Judge Daniel Thulare ordered that Absa Ltd, First Rand Bank Ltd, Investec Bank Ltd, Nedbank Limited and Standard Bank of South Africa Limited issue their programmes within 20 days.

The banks were ordered to issue all reports of suspicious and unusual transactions made to the FIC by accounting institutions in respect of the applicants and all reports of suspicious and unusual transactions made to the FIC by accounting institutions in respect of Sekunjalo Investment Holdings (Pty) Ltd and the entities associated with the black-owned group.

They were also ordered to provide all reports of suspicious and unusual transactions made to the FIC by accounting institutions in respect of EOH Holdings and its subsidiaries, KPMG Services Proprietary Limited South Africa, Steinhoff International Holdings NV and Tongaat Hulett Development.

Sekunjalo is currently embroiled in a legal battle with several major South African banks over what it described as bias and racial discrimination.

It has also launched several concurrent lawsuits to support its Equality Court case.

Sekunjalo on Tuesday said the ruling reinforced its contention that all bank account closures or threats of closure, were not based on objective evidence, but rather on subjective desire under instruction.

The Group had asked the FIC on several occasions to provide it with documentary proof that the banks had complied with the Financial Intelligence Centre Act 38 of 2001 (FICA), and submitted information to FIC relating to concerns over Sekunjalo and how it conducts its business, prior to closing all its related bank accounts.

As the FIC had not been forthcoming, Sekunjalo had no option other than to compel the FIC.

Opposing the application for access to the information sought, the FIC raised several objections, including that the applicants “did not set out any factual or legal basis for entitlement to the information sought” and “had no legal right to the information”, and dubbed the relief sought as a “fishing expedition”.

However, Judge Thulare’s order stated: “The Sekunjalo Group had their banking facilities terminated on account of purported ‘reputational and business risk’, just like the applicants. The Sekunjalo Group was informed that it was due to associated negative publicity which arose from the Mpati Commission and its report. The respondent banks gave these reasons notwithstanding other entities that have variously been held guilty for inter alia fraud and corruption on a massive scale. EOH, KPMG, Steinhoff and Tongaat Hulett allegedly admitted crimes of fraud and corruption on a massive scale and had multiple criminal and civil cases pending against them.

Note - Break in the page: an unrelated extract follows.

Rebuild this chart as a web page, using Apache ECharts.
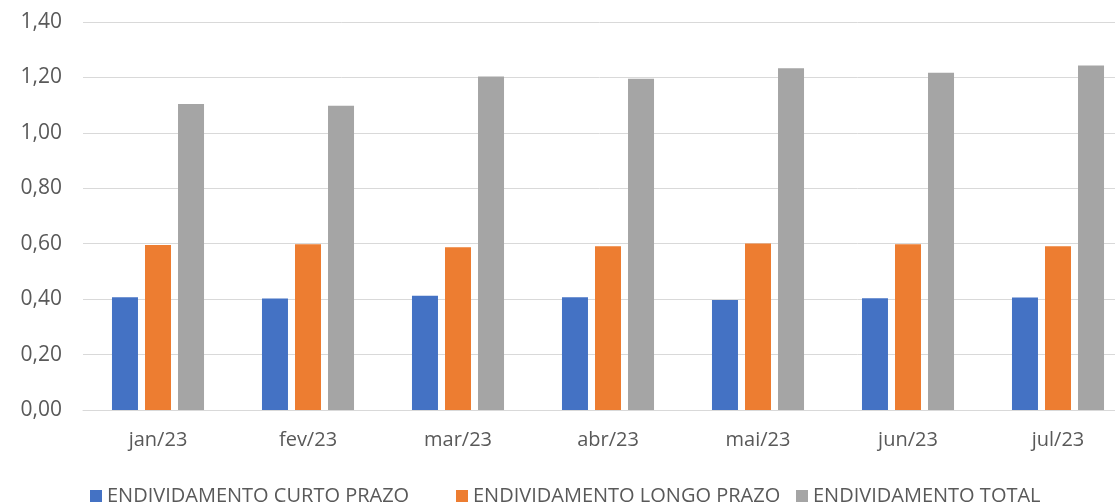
<!DOCTYPE html>
<html>
<head>
<meta charset="utf-8">
<script src="https://cdn.jsdelivr.net/npm/echarts@6/dist/echarts.min.js"></script>
<style>
    html, body { margin: 0; padding: 0; background: #fff; }
    #chart { width: 1115px; height: 504px; }
</style>
</head>
<body>
<div id="chart"></div>
<script>
// meses
const categories = ['jan/23', 'fev/23', 'mar/23', 'abr/23', 'mai/23', 'jun/23', 'jul/23']
// valores
const curtoPrazo = [0.407, 0.402, 0.412, 0.407, 0.397, 0.403, 0.406]
const longoPrazo = [0.595, 0.598, 0.587, 0.591, 0.601, 0.598, 0.591]
const total = [1.104, 1.098, 1.203, 1.195, 1.233, 1.217, 1.243]
const seriesNames = ['ENDIVIDAMENTO CURTO PRAZO', 'ENDIVIDAMENTO LONGO PRAZO', 'ENDIVIDAMENTO TOTAL']

const textColor = '#595959'
const font = '"Open Sans", sans-serif'

const myChart = echarts.init(document.getElementById('chart'))

function barSeries(name, data, color) {
    return {
        name: name,
        type: 'bar',
        data: data,
        barWidth: 26,
        barGap: '27%',
        itemStyle: { color: color }
    }
}

// uma legenda por item, para acertar a posição de cada marcador
const legendLeft = [85, 451, 791]
const legends = seriesNames.map((name, i) => ({
    data: [name],
    top: 481,
    left: legendLeft[i],
    itemWidth: 12,
    itemHeight: 12,
    icon: 'rect',
    textStyle: { color: textColor, fontSize: 20, fontFamily: font }
}))

const options = {
    animation: false,
    grid: {
        left: 83,
        top: 22,
        width: 1050,
        height: 388,
        outerBoundsMode: 'none'
    },
    legend: legends,
    xAxis: {
        type: 'category',
        data: categories,
        axisLine: { lineStyle: { color: '#d9d9d9', width: 1 } },
        axisTick: { length: 6, lineStyle: { color: '#d9d9d9' } },
        axisLabel: { color: textColor, fontSize: 20, fontFamily: font, margin: 20 }
    },
    yAxis: {
        type: 'value',
        min: 0,
        max: 1.4,
        interval: 0.2,
        axisLine: { show: false },
        axisTick: { show: false },
        splitLine: { lineStyle: { color: '#d9d9d9', width: 1 } },
        axisLabel: {
            color: textColor,
            fontSize: 21,
            fontFamily: font,
            margin: 21,
            formatter: v => v.toFixed(2).replace('.', ',')
        }
    },
    series: [
        barSeries(seriesNames[0], curtoPrazo, '#4472C4'),
        barSeries(seriesNames[1], longoPrazo, '#ED7D31'),
        barSeries(seriesNames[2], total, '#A5A5A5')
    ]
}
myChart.setOption(options)
</script>
</body>
</html>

“I find that the applicants have established their right to the information sought. Fairness and equity, and our constitutional values of openness and transparency, favour that the applicants be granted access to the reports which the respondent banks provided to the FIC as regards reputational and business risk as well as anti-bribery legal and regulatory framework. This is part of the portfolio of evidence that is material to determine whether the applicants were unfairly discriminated against, as they allege.

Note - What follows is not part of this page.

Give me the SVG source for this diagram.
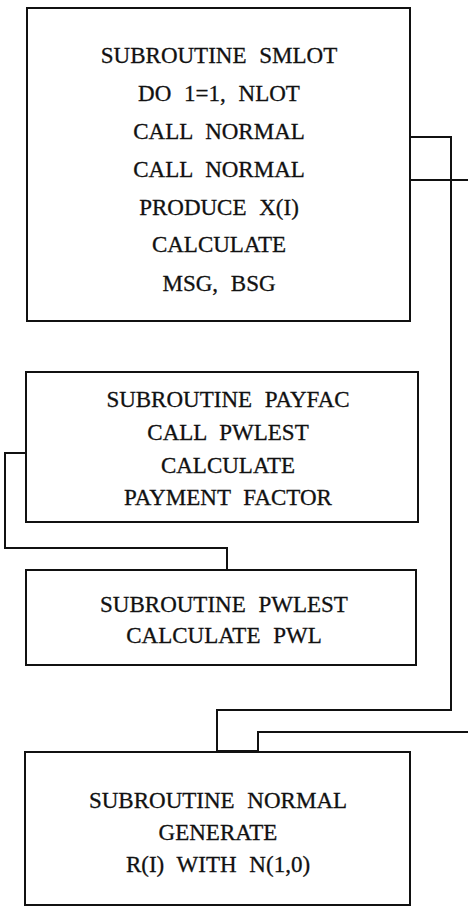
<svg xmlns="http://www.w3.org/2000/svg" width="468" height="907" viewBox="0 0 468 907">
<style>
.box{fill:#fff;stroke:#111;stroke-width:2}
.t{font-family:'Liberation Serif',serif;font-size:23px;fill:#111;stroke:#111;stroke-width:0.3;text-anchor:middle;word-spacing:7px}
.c{fill:none;stroke:#111;stroke-width:2}
</style>
<rect width="468" height="907" fill="#fff"/>
<g id="connectors">
<polyline class="c" points="410,137 451,137 451,710 217,710 217,752"/>
<polyline class="c" points="410,180 468,180"/>
<polyline class="c" points="468,732 258,732 258,752"/>
<polyline class="c" points="26,453 5,453 5,548 227,548 227,570"/>
<line x1="217" y1="752" x2="258" y2="752" stroke="#111" stroke-width="4"/>
</g>
<g id="smlot" font-family="Liberation Serif, serif">
<rect class="box" x="27" y="8" width="383" height="313"/>
<text class="t" x="219" y="63">SUBROUTINE SMLOT</text>
<text class="t" x="219" y="101">DO 1=1, NLOT</text>
<text class="t" x="219" y="139">CALL NORMAL</text>
<text class="t" x="219" y="177">CALL NORMAL</text>
<text class="t" x="219" y="215">PRODUCE X(I)</text>
<text class="t" x="219" y="252">CALCULATE</text>
<text class="t" x="219" y="291">MSG, BSG</text>
</g>
<g id="payfac" font-family="Liberation Serif, serif">
<rect class="box" x="26" y="372" width="392" height="150"/>
<text class="t" x="228" y="407">SUBROUTINE PAYFAC</text>
<text class="t" x="228" y="440">CALL PWLEST</text>
<text class="t" x="228" y="473">CALCULATE</text>
<text class="t" x="228" y="505">PAYMENT FACTOR</text>
</g>
<g id="pwlest" font-family="Liberation Serif, serif">
<rect class="box" x="26" y="570" width="390" height="95"/>
<text class="t" x="224" y="612">SUBROUTINE PWLEST</text>
<text class="t" x="224" y="643">CALCULATE PWL</text>
</g>
<g id="normal" font-family="Liberation Serif, serif">
<rect class="box" x="25" y="752" width="385" height="153"/>
<text class="t" x="218" y="808">SUBROUTINE NORMAL</text>
<text class="t" x="218" y="840">GENERATE</text>
<text class="t" x="218" y="872">R(I) WITH N(1,0)</text>
</g>
</svg>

The disclosure of this confidential information held by the FIC will help in the proper determination of the issues in the main application.”

Sekunjalo chairman Dr Iqbal Survé described the outcome as a significant victory.

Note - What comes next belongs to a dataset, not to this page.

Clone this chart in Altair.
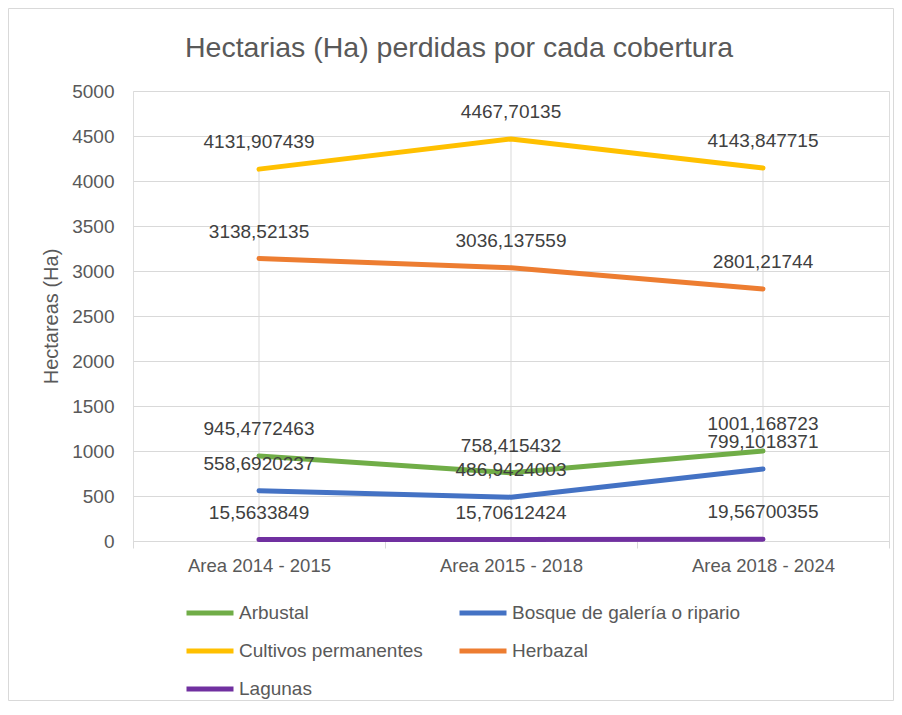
import altair as alt
import pandas as pd

categories = ["Area 2014 - 2015", "Area 2015 - 2018", "Area 2018 - 2024"]
series = ["Arbustal", "Bosque de galería o ripario", "Cultivos permanentes", "Herbazal", "Lagunas"]
colors = ["#70AD47", "#4472C4", "#FFC000", "#ED7D31", "#7030A0"]

arbustal = [945.4772463, 758.415432, 1001.168723]
bosque = [558.6920237, 486.9424003, 799.1018371]
cultivos = [4131.907439, 4467.70135, 4143.847715]
herbazal = [3138.52135, 3036.137559, 2801.21744]
lagunas = [15.5633849, 15.70612424, 19.56700355]

values_by_series = [arbustal, bosque, cultivos, herbazal, lagunas]
rows = []
for s, vals in zip(series, values_by_series):
    for c, v in zip(categories, vals):
        rows.append({"cat": c, "serie": s, "value": v})
df = pd.DataFrame(rows)

FONT = "Liberation Sans"
GRID = "#d9d9d9"
TXT = "#595959"

W, H = 756, 450
PADL, PADT, PADR, PADB = 125, 83, 5, 160

x_enc = alt.X(
    "cat:N",
    sort=categories,
    bandPosition=0.5,
    scale=alt.Scale(type="band", paddingInner=0, paddingOuter=0),
    axis=alt.Axis(
        title=None, grid=False, tickBand="extent", ticks=True, tickSize=7,
        tickColor=GRID, domainColor=GRID, labelPadding=8, labelAngle=0,
        labelFontSize=18.5, labelColor=TXT, labelFont=FONT,
    ),
)
y_scale = alt.Scale(domain=[0, 5000], nice=False)

base = alt.Chart(df)

frame = alt.Chart(alt.Data(values=[{"a": 1}])).mark_rect(
    fillOpacity=0, stroke=GRID, strokeWidth=1
).encode(
    x=alt.value(-PADL + 0.5), x2=alt.value(W + PADR - 0.5),
    y=alt.value(-PADT + 0.5), y2=alt.value(H + PADB - 0.5),
)

drops = base.transform_aggregate(
    mx="max(value)", groupby=["cat"]
).transform_calculate(zero="0").mark_rule(color=GRID, strokeWidth=1).encode(
    x=x_enc,
    y=alt.Y("zero:Q", scale=y_scale),
    y2="mx:Q",
)

lines = base.mark_line(strokeWidth=5, strokeCap="round", strokeJoin="round").encode(
    x=x_enc,
    y=alt.Y(
        "value:Q", scale=y_scale,
        axis=alt.Axis(
            title="Hectareas (Ha)", values=list(range(0, 5001, 500)), format="d",
            grid=True, gridColor=GRID, domain=False, ticks=False, tickSize=0,
            labelPadding=19, labelFontSize=19, labelColor=TXT, labelFont=FONT,
            titleFontSize=20, titleColor=TXT, titleFont=FONT,
            titleFontWeight="normal", titlePadding=10,
        ),
    ),
    color=alt.Color(
        "serie:N",
        scale=alt.Scale(domain=series, range=colors),
        legend=alt.Legend(
            title=None, orient="none", legendX=51, legendY=496,
            direction="horizontal", columns=2, symbolType="stroke", symbolSize=2209,
            symbolStrokeWidth=5, labelFontSize=19, labelColor=TXT,
            labelFont=FONT, labelOffset=3, columnPadding=26, rowPadding=2,
            labelLimit=400,
        ),
    ),
)

labels = base.transform_calculate(
    lbl="replace(toString(datum.value), '.', ',')"
).mark_text(dy=-27, fontSize=19, font=FONT, color="#404040").encode(
    x=x_enc,
    y=alt.Y("value:Q", scale=y_scale),
    text="lbl:N",
)

chart = alt.layer(frame, drops, lines, labels).properties(
    width=W, height=H,
    title=alt.TitleParams(
        "Hectarias (Ha) perdidas por cada cobertura",
        fontSize=28.5, font=FONT, color=TXT, fontWeight="normal",
        anchor="middle", dx=-52, offset=0, dy=54,
    ),
    autosize=alt.AutoSizeParams(type="none"),
    padding={"left": PADL, "top": PADT, "right": PADR, "bottom": PADB},
).configure_view(stroke=None).configure(background="white")

chart.save("out.html", embed_options={"renderer": "svg", "actions": False})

“We have maintained from the beginning that there has been no basis for any of our accounts to be closed, as there is no wrongdoing by any of our companies. The decision to close our accounts has been motivated by political interference and is tantamount to economic sabotage in an effort to destroy the country’s biggest black-owned media house, along with other Sekunjalo-owned entities.”

The latest ruling follows evidence in an interlocutory case brought by Sekunjalo, also heard in the Western Cape High Court, in which Judge Hawthorne heard from Nedbank’s counsel, that there were no records of any minutes or meetings, nor had any documents been destroyed, pertaining to any misdeeds by Sekunjalo-related entities, that would spark reporting to the FIC.